**Problem requirements**
Restate each line of the listing exactly, without carrying over any pictures.

**Data lines**
###
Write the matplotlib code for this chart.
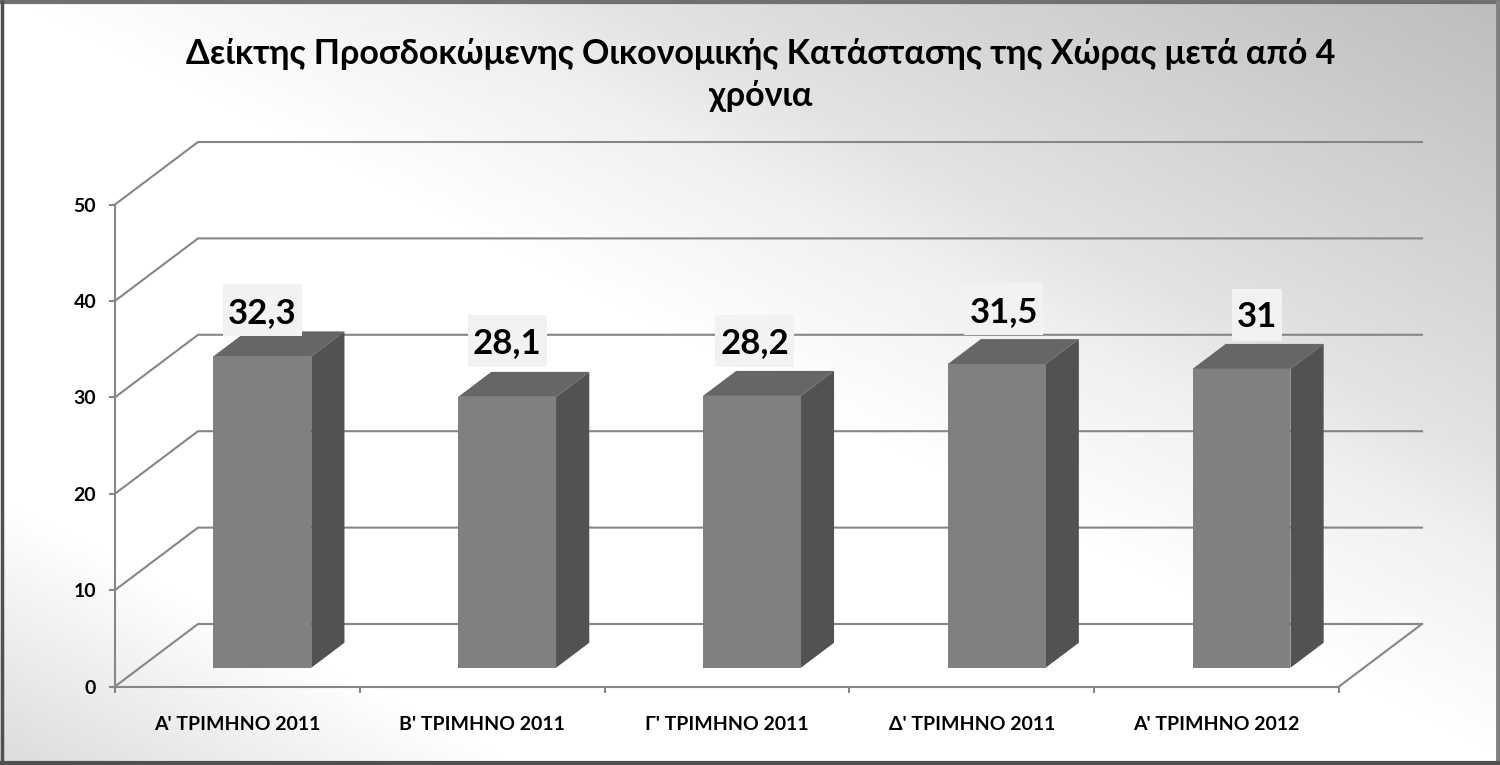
import matplotlib

matplotlib.use("Agg")
import matplotlib.pyplot as plt
import numpy as np
from matplotlib.patches import Polygon, Rectangle
from matplotlib.transforms import IdentityTransform

categories = [
    "Α' ΤΡΙΜΗΝΟ 2011",
    "Β' ΤΡΙΜΗΝΟ 2011",
    "Γ' ΤΡΙΜΗΝΟ 2011",
    "Δ' ΤΡΙΜΗΝΟ 2011",
    "Α' ΤΡΙΜΗΝΟ 2012",
]
values = [32.3, 28.1, 28.2, 31.5, 31]
value_labels = ["32,3", "28,1", "28,2", "31,5", "31"]
y_ticks = [0, 10, 20, 30, 40, 50]
title = "Δείκτης Προσδοκώμενης Οικονομικής Κατάστασης της Χώρας μετά από 4\nχρόνια"

# label shift from bar top in pixels, the original has them placed by hand
label_dx = [0, 0, 3, 7, 15]
label_dy = [46, 56, 55, 55, 54]
box_w = [79, 79, 79, 79, 50]
BOX_H = 52

plt.rcParams["font.family"] = ["Lato", "Noto Sans", "DejaVu Sans"]

W, H = 1500, 765
DEPTH_X = 83 / 244.8  # back wall shift, in category units
DEPTH_Y = 62.5 / 9.64  # back wall shift, in value units
BAR_W = 0.4
GRID = "#868686"


def project(x, y, d):
    return x + d * DEPTH_X, y + d * DEPTH_Y


def bar3d(ax, i, v):
    x0, x1 = i + 0.5 - BAR_W / 2, i + 0.5 + BAR_W / 2
    d0, d1 = 0.3, 0.7
    front = [project(x0, 0, d0), project(x1, 0, d0), project(x1, v, d0), project(x0, v, d0)]
    side = [project(x1, 0, d0), project(x1, 0, d1), project(x1, v, d1), project(x1, v, d0)]
    top = [project(x0, v, d0), project(x1, v, d0), project(x1, v, d1), project(x0, v, d1)]
    for pts, col in [(side, "#525252"), (top, "#666666"), (front, "#808080")]:
        ax.add_patch(Polygon(pts, closed=True, fc=col, ec="none", zorder=3, clip_on=False))


fig = plt.figure(figsize=(W / 100, H / 100), dpi=100)

# background gradient and frame
bg = fig.add_axes([0, 0, 1, 1])
yy, xx = np.mgrid[0:1:384j, 0:1:750j]
t = xx + (1 - yy)  # 0 at the bottom left corner, 2 at the top right one
shade = np.interp(t, [0.0, 0.35, 1.0, 1.27, 1.4, 2.0], [0.86, 1.0, 1.0, 0.94, 0.89, 0.74])
bg.imshow(shade, cmap="gray", vmin=0, vmax=1, extent=[0, W, 0, H], aspect="auto", origin="upper")
bg.set_xlim(0, W)
bg.set_ylim(0, H)
bg.axis("off")
bg.plot([0, W], [H - 2, H - 2], color="#707070", lw=3, solid_capstyle="butt")
bg.plot([W - 2.5, W - 2.5], [0, H], color="#808080", lw=3.5, solid_capstyle="butt")
bg.plot([1.5, 1.5], [0, H], color="#505050", lw=2.5, solid_capstyle="butt")
bg.plot([0, W], [2, 2], color="#505050", lw=3, solid_capstyle="butt")

ax = fig.add_axes([115 / W, (H - 686.5) / H, 1224 / W, 482 / H])
ax.patch.set_alpha(0)
ax.set_xlim(0, len(categories))
ax.set_ylim(0, 50)
for s in ["top", "right"]:
    ax.spines[s].set_visible(False)
for s in ["left", "bottom"]:
    ax.spines[s].set_color(GRID)
    ax.spines[s].set_linewidth(1.5)

ax.set_yticks(y_ticks)
ax.set_xticks(range(len(categories) + 1))
ax.set_xticklabels([])
ax.set_xticks(np.arange(len(categories)) + 0.5, categories, minor=True)
ax.tick_params(axis="y", length=4, width=1.5, color=GRID, labelsize=14, pad=9.5)
ax.tick_params(axis="x", which="major", length=4.5, width=1.5, color=GRID)
ax.tick_params(axis="x", which="minor", length=0, labelsize=14, pad=21.5)
for lab in ax.get_yticklabels() + ax.get_xticklabels(minor=True):
    lab.set_fontweight("bold")
    lab.set_color("black")

# wall gridlines
n = len(categories)
for v in y_ticks:
    bx, by = project(0, v, 1)
    ex, ey = project(n, v, 1)
    ax.plot([0, bx, ex], [v, by, ey], color=GRID, lw=1.5, clip_on=False, zorder=1, solid_joinstyle="miter")
fx, fy = project(n, 0, 1)
ax.plot([n, fx], [0, fy], color=GRID, lw=1.5, clip_on=False, zorder=1)

for i, v in enumerate(values):
    bar3d(ax, i, v)
    x0, y0 = project(i + 0.5, v, 0.3)
    px, py = ax.transData.transform((x0, y0))
    cx, cy = px + label_dx[i], py + label_dy[i]
    ax.add_patch(
        Rectangle(
            (cx - box_w[i] / 2, cy - BOX_H / 2),
            box_w[i],
            BOX_H,
            transform=IdentityTransform(),
            fc="#f2f2f2",
            ec="none",
            zorder=4,
            clip_on=False,
        )
    )
    ax.annotate(
        value_labels[i],
        (x0, y0),
        xytext=(label_dx[i] * 0.72, (label_dy[i] - 12.5) * 0.72),
        textcoords="offset points",
        ha="center",
        va="baseline",
        fontsize=25,
        fontweight="bold",
        color="black",
        zorder=5,
    )

fig.text(761 / W, 1 - 75 / H, title, ha="center", va="center", fontsize=24.5, fontweight="bold", linespacing=1.4)

fig.savefig("out.png", dpi=100)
###
**Response to this task**
Write the matplotlib code for this chart.
import matplotlib

matplotlib.use("Agg")
import matplotlib.pyplot as plt
import numpy as np
from matplotlib.patches import Polygon, Rectangle
from matplotlib.transforms import IdentityTransform

categories = [
    "Α' ΤΡΙΜΗΝΟ 2011",
    "Β' ΤΡΙΜΗΝΟ 2011",
    "Γ' ΤΡΙΜΗΝΟ 2011",
    "Δ' ΤΡΙΜΗΝΟ 2011",
    "Α' ΤΡΙΜΗΝΟ 2012",
]
values = [32.3, 28.1, 28.2, 31.5, 31]
value_labels = ["32,3", "28,1", "28,2", "31,5", "31"]
y_ticks = [0, 10, 20, 30, 40, 50]
title = "Δείκτης Προσδοκώμενης Οικονομικής Κατάστασης της Χώρας μετά από 4\nχρόνια"

# label shift from bar top in pixels, the original has them placed by hand
label_dx = [0, 0, 3, 7, 15]
label_dy = [46, 56, 55, 55, 54]
box_w = [79, 79, 79, 79, 50]
BOX_H = 52

plt.rcParams["font.family"] = ["Lato", "Noto Sans", "DejaVu Sans"]

W, H = 1500, 765
DEPTH_X = 83 / 244.8  # back wall shift, in category units
DEPTH_Y = 62.5 / 9.64  # back wall shift, in value units
BAR_W = 0.4
GRID = "#868686"


def project(x, y, d):
    return x + d * DEPTH_X, y + d * DEPTH_Y


def bar3d(ax, i, v):
    x0, x1 = i + 0.5 - BAR_W / 2, i + 0.5 + BAR_W / 2
    d0, d1 = 0.3, 0.7
    front = [project(x0, 0, d0), project(x1, 0, d0), project(x1, v, d0), project(x0, v, d0)]
    side = [project(x1, 0, d0), project(x1, 0, d1), project(x1, v, d1), project(x1, v, d0)]
    top = [project(x0, v, d0), project(x1, v, d0), project(x1, v, d1), project(x0, v, d1)]
    for pts, col in [(side, "#525252"), (top, "#666666"), (front, "#808080")]:
        ax.add_patch(Polygon(pts, closed=True, fc=col, ec="none", zorder=3, clip_on=False))


fig = plt.figure(figsize=(W / 100, H / 100), dpi=100)

# background gradient and frame
bg = fig.add_axes([0, 0, 1, 1])
yy, xx = np.mgrid[0:1:384j, 0:1:750j]
t = xx + (1 - yy)  # 0 at the bottom left corner, 2 at the top right one
shade = np.interp(t, [0.0, 0.35, 1.0, 1.27, 1.4, 2.0], [0.86, 1.0, 1.0, 0.94, 0.89, 0.74])
bg.imshow(shade, cmap="gray", vmin=0, vmax=1, extent=[0, W, 0, H], aspect="auto", origin="upper")
bg.set_xlim(0, W)
bg.set_ylim(0, H)
bg.axis("off")
bg.plot([0, W], [H - 2, H - 2], color="#707070", lw=3, solid_capstyle="butt")
bg.plot([W - 2.5, W - 2.5], [0, H], color="#808080", lw=3.5, solid_capstyle="butt")
bg.plot([1.5, 1.5], [0, H], color="#505050", lw=2.5, solid_capstyle="butt")
bg.plot([0, W], [2, 2], color="#505050", lw=3, solid_capstyle="butt")

ax = fig.add_axes([115 / W, (H - 686.5) / H, 1224 / W, 482 / H])
ax.patch.set_alpha(0)
ax.set_xlim(0, len(categories))
ax.set_ylim(0, 50)
for s in ["top", "right"]:
    ax.spines[s].set_visible(False)
for s in ["left", "bottom"]:
    ax.spines[s].set_color(GRID)
    ax.spines[s].set_linewidth(1.5)

ax.set_yticks(y_ticks)
ax.set_xticks(range(len(categories) + 1))
ax.set_xticklabels([])
ax.set_xticks(np.arange(len(categories)) + 0.5, categories, minor=True)
ax.tick_params(axis="y", length=4, width=1.5, color=GRID, labelsize=14, pad=9.5)
ax.tick_params(axis="x", which="major", length=4.5, width=1.5, color=GRID)
ax.tick_params(axis="x", which="minor", length=0, labelsize=14, pad=21.5)
for lab in ax.get_yticklabels() + ax.get_xticklabels(minor=True):
    lab.set_fontweight("bold")
    lab.set_color("black")

# wall gridlines
n = len(categories)
for v in y_ticks:
    bx, by = project(0, v, 1)
    ex, ey = project(n, v, 1)
    ax.plot([0, bx, ex], [v, by, ey], color=GRID, lw=1.5, clip_on=False, zorder=1, solid_joinstyle="miter")
fx, fy = project(n, 0, 1)
ax.plot([n, fx], [0, fy], color=GRID, lw=1.5, clip_on=False, zorder=1)

for i, v in enumerate(values):
    bar3d(ax, i, v)
    x0, y0 = project(i + 0.5, v, 0.3)
    px, py = ax.transData.transform((x0, y0))
    cx, cy = px + label_dx[i], py + label_dy[i]
    ax.add_patch(
        Rectangle(
            (cx - box_w[i] / 2, cy - BOX_H / 2),
            box_w[i],
            BOX_H,
            transform=IdentityTransform(),
            fc="#f2f2f2",
            ec="none",
            zorder=4,
            clip_on=False,
        )
    )
    ax.annotate(
        value_labels[i],
        (x0, y0),
        xytext=(label_dx[i] * 0.72, (label_dy[i] - 12.5) * 0.72),
        textcoords="offset points",
        ha="center",
        va="baseline",
        fontsize=25,
        fontweight="bold",
        color="black",
        zorder=5,
    )

fig.text(761 / W, 1 - 75 / H, title, ha="center", va="center", fontsize=24.5, fontweight="bold", linespacing=1.4)

fig.savefig("out.png", dpi=100)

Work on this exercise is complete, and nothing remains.